Yes, rates as opposed to margins was what I mean't. Isn't this something that simply reaches a point whereby it's counter-productive? ie. if there are currently stats showing that X,000 folks can't keep up with mortgage repayments....??
Is there any standard 'rate' above european bank borrowing rates at which banks apply their own rate???
 
Are the banks even giving (i.e. selling) mortgages any more?

I thought they had no capital?
 
Is there any standard 'rate' above european bank borrowing rates at which banks apply their own rate???
No - depends on individual bank's funding costs, their local markets, product cost (including cost of regulation!), average credit risk of the customer segment etc etc.

And that's before looking at profit - yes that bad word that no-one in Ireland seems to think bank's should be making. Yet how else can a bank build up the reserves of capital to put away for the rainy day (recessions etc) when default rates rise above average.

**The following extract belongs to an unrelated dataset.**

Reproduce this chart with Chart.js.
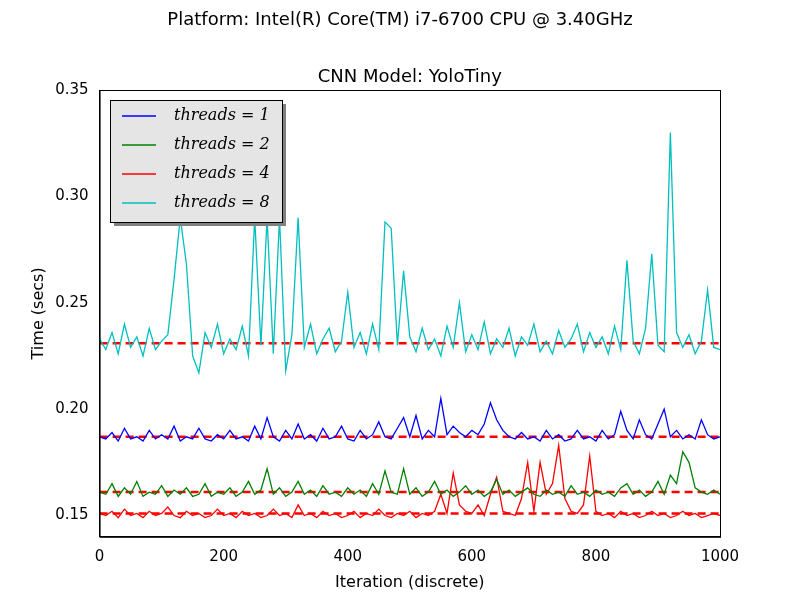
<!DOCTYPE html>
<html>
<head>
<meta charset="utf-8">
<script src="https://cdn.jsdelivr.net/npm/chart.js@4"></script>
<style>
  body { margin: 0; background: #fff; }
  #wrap { width: 800px; height: 600px; position: relative; }
</style>
</head>
<body>
<div id="wrap"><canvas id="chart" width="800" height="600"></canvas></div>
<script>
// iterations sampled every 10 steps
const iterations = [];
for (let i = 0; i <= 1000; i += 10) iterations.push(i);

const labels = ['threads = 1', 'threads = 2', 'threads = 4', 'threads = 8'];
const colors = ['#0000ff', '#008000', '#ff0000', '#00bfbf'];
const means = [0.187, 0.161, 0.151, 0.231];

const threads1 = [0.187,0.186,0.189,0.185,0.191,0.186,0.187,0.185,0.190,0.186,0.188,0.186,0.192,0.185,0.187,0.186,0.191,0.186,0.185,0.188,
  0.186,0.190,0.186,0.187,0.185,0.192,0.186,0.196,0.187,0.185,0.190,0.186,0.193,0.186,0.188,0.185,0.191,0.186,0.187,0.192,
  0.186,0.185,0.190,0.186,0.188,0.194,0.187,0.186,0.191,0.196,0.187,0.197,0.186,0.190,0.187,0.205,0.188,0.192,0.189,0.187,
  0.190,0.188,0.193,0.203,0.195,0.190,0.187,0.186,0.189,0.186,0.187,0.185,0.190,0.186,0.188,0.185,0.186,0.190,0.186,0.187,
  0.185,0.190,0.186,0.188,0.199,0.190,0.186,0.195,0.188,0.186,0.193,0.200,0.187,0.190,0.186,0.188,0.186,0.195,0.188,0.186,0.187];
const threads2 = [0.161,0.160,0.165,0.159,0.163,0.160,0.166,0.159,0.161,0.160,0.164,0.159,0.162,0.160,0.163,0.159,0.160,0.165,0.159,0.161,
  0.160,0.163,0.159,0.161,0.166,0.160,0.162,0.172,0.160,0.163,0.159,0.161,0.166,0.160,0.162,0.159,0.164,0.160,0.161,0.159,
  0.163,0.160,0.162,0.159,0.165,0.160,0.171,0.161,0.160,0.172,0.160,0.163,0.159,0.161,0.166,0.160,0.162,0.159,0.161,0.164,
  0.160,0.162,0.159,0.161,0.167,0.160,0.162,0.159,0.161,0.163,0.160,0.159,0.162,0.160,0.161,0.159,0.164,0.160,0.161,0.159,
  0.162,0.160,0.161,0.159,0.163,0.165,0.160,0.162,0.159,0.161,0.166,0.160,0.169,0.165,0.180,0.175,0.163,0.161,0.160,0.162,0.160];
const threads4 = [0.151,0.150,0.152,0.149,0.153,0.150,0.151,0.149,0.152,0.150,0.151,0.154,0.150,0.149,0.152,0.150,0.151,0.149,0.150,0.153,
  0.150,0.151,0.149,0.152,0.150,0.151,0.149,0.150,0.153,0.150,0.151,0.149,0.155,0.150,0.151,0.149,0.152,0.150,0.151,0.149,
  0.150,0.152,0.149,0.151,0.150,0.153,0.150,0.149,0.151,0.150,0.152,0.149,0.151,0.150,0.152,0.160,0.151,0.170,0.155,0.152,
  0.151,0.155,0.150,0.160,0.168,0.152,0.151,0.150,0.158,0.175,0.152,0.175,0.160,0.165,0.183,0.158,0.152,0.151,0.155,0.178,
  0.152,0.150,0.151,0.149,0.152,0.150,0.151,0.149,0.150,0.152,0.150,0.151,0.149,0.150,0.152,0.150,0.151,0.149,0.150,0.151,0.150];
const threads8 = [0.233,0.228,0.236,0.226,0.240,0.229,0.234,0.225,0.238,0.228,0.232,0.235,0.261,0.290,0.268,0.225,0.217,0.236,0.229,0.240,
  0.226,0.233,0.228,0.239,0.225,0.290,0.230,0.290,0.226,0.290,0.218,0.235,0.290,0.229,0.240,0.226,0.233,0.238,0.227,0.232,
  0.255,0.229,0.236,0.226,0.240,0.228,0.288,0.285,0.230,0.265,0.234,0.227,0.238,0.228,0.233,0.225,0.239,0.229,0.250,0.227,
  0.235,0.228,0.241,0.226,0.233,0.229,0.238,0.225,0.234,0.230,0.240,0.227,0.232,0.226,0.237,0.229,0.233,0.240,0.227,0.236,
  0.229,0.234,0.226,0.239,0.228,0.270,0.232,0.226,0.238,0.273,0.230,0.227,0.330,0.236,0.229,0.235,0.226,0.232,0.256,0.229,0.228];

const series = [threads1, threads2, threads4, threads8];

const datasets = [];
series.forEach((vals, k) => {
  datasets.push({
    label: labels[k],
    data: vals.map((v, i) => ({ x: iterations[i], y: v })),
    borderColor: colors[k], borderWidth: 1.3, pointRadius: 0, tension: 0
  });
});
means.forEach(m => {
  datasets.push({
    label: 'mean',
    data: [{ x: 0, y: m }, { x: 1000, y: m }],
    borderColor: '#ff0000', borderWidth: 2.5, borderDash: [8, 5], pointRadius: 0
  });
});

const decor = {
  id: 'decor',
  afterDraw(chart) {
    const c = chart.ctx;
    const a = chart.chartArea;
    c.save();
    // frame and titles
    c.strokeStyle = '#000'; c.lineWidth = 1;
    c.strokeRect(a.left + 0.5, a.top + 0.5, a.right - a.left, a.bottom - a.top);
    c.fillStyle = '#000';
    c.font = '18px "DejaVu Sans"';
    c.textAlign = 'center'; c.textBaseline = 'middle';
    c.fillText('Platform: Intel(R) Core(TM) i7-6700 CPU @ 3.40GHz', 400, 20);
    c.fillText('CNN Model: YoloTiny', (a.left + a.right) / 2, 77);
    // legend
    const x = 110, y = 100, w = 172, h = 122;
    c.textAlign = 'left';
    c.fillStyle = '#808080';
    c.fillRect(x + 4, y + 4, w, h);
    c.fillStyle = '#e5e5e5';
    c.fillRect(x, y, w, h);
    c.strokeRect(x + 0.5, y + 0.5, w, h);
    labels.forEach((t, k) => {
      const ly = y + 16 + k * 29;
      c.strokeStyle = colors[k];
      c.lineWidth = 1.3;
      c.beginPath(); c.moveTo(x + 12, ly); c.lineTo(x + 46, ly); c.stroke();
      c.fillStyle = '#000';
      c.font = 'italic 16px "DejaVu Serif"';
      c.fillText(t, x + 64, ly);
    });
    c.restore();
  }
};

new Chart(document.getElementById('chart'), {
  type: 'line',
  data: { datasets },
  options: {
    responsive: false, animation: false,
    layout: { padding: { left: 25, right: 80, top: 90, bottom: 4 } },
    plugins: { legend: { display: false }, tooltip: { enabled: false } },
    scales: {
      x: {
        type: 'linear', min: 0, max: 1000,
        ticks: { stepSize: 200, color: '#000', font: { size: 15, family: 'DejaVu Sans' }, callback: v => String(v) },
        grid: { display: false }, border: { color: '#000' },
        title: { display: true, text: 'Iteration (discrete)', color: '#000', font: { size: 16, family: 'DejaVu Sans' } }
      },
      y: {
        min: 0.14, max: 0.35,
        afterBuildTicks: ax => { ax.ticks = [0.15, 0.2, 0.25, 0.3, 0.35].map(v => ({ value: v })); },
        ticks: { color: '#000', font: { size: 15, family: 'DejaVu Sans' }, callback: v => v.toFixed(2) },
        grid: { display: false }, border: { color: '#000' },
        title: { display: true, text: 'Time (secs)', color: '#000', font: { size: 16, family: 'DejaVu Sans' } }
      }
    }
  },
  plugins: [decor]
});
</script>
</body>
</html>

You also talk about how high rates can go before default/arrears rates rise... and yes that will be a consideration for some banks. However, that only alludes to the original problem... Irish consumers (helped by the samy banks) way-over-leveraged themselves on cheap credit never thinking that rates were going to rise. But heck, that's a story that has had more discussion over the last 3 years than almost any other. It's up to individual banks to look at individual cases if their customers cannot afford the higher rates if rates rise. If all rates are kept artificially low, then those that can socialise the burden don't pay their part in returning the banks, and indeed the country to a stable footing
 
I dont think there is anything available at the moment that even comes close. If there is please let me know
No - there isn't and there won't be. I just mentioned it in passing - it's one of the few upsides of the last few years - and when compared with current rates, it really puts the 'cost of money' into perspective.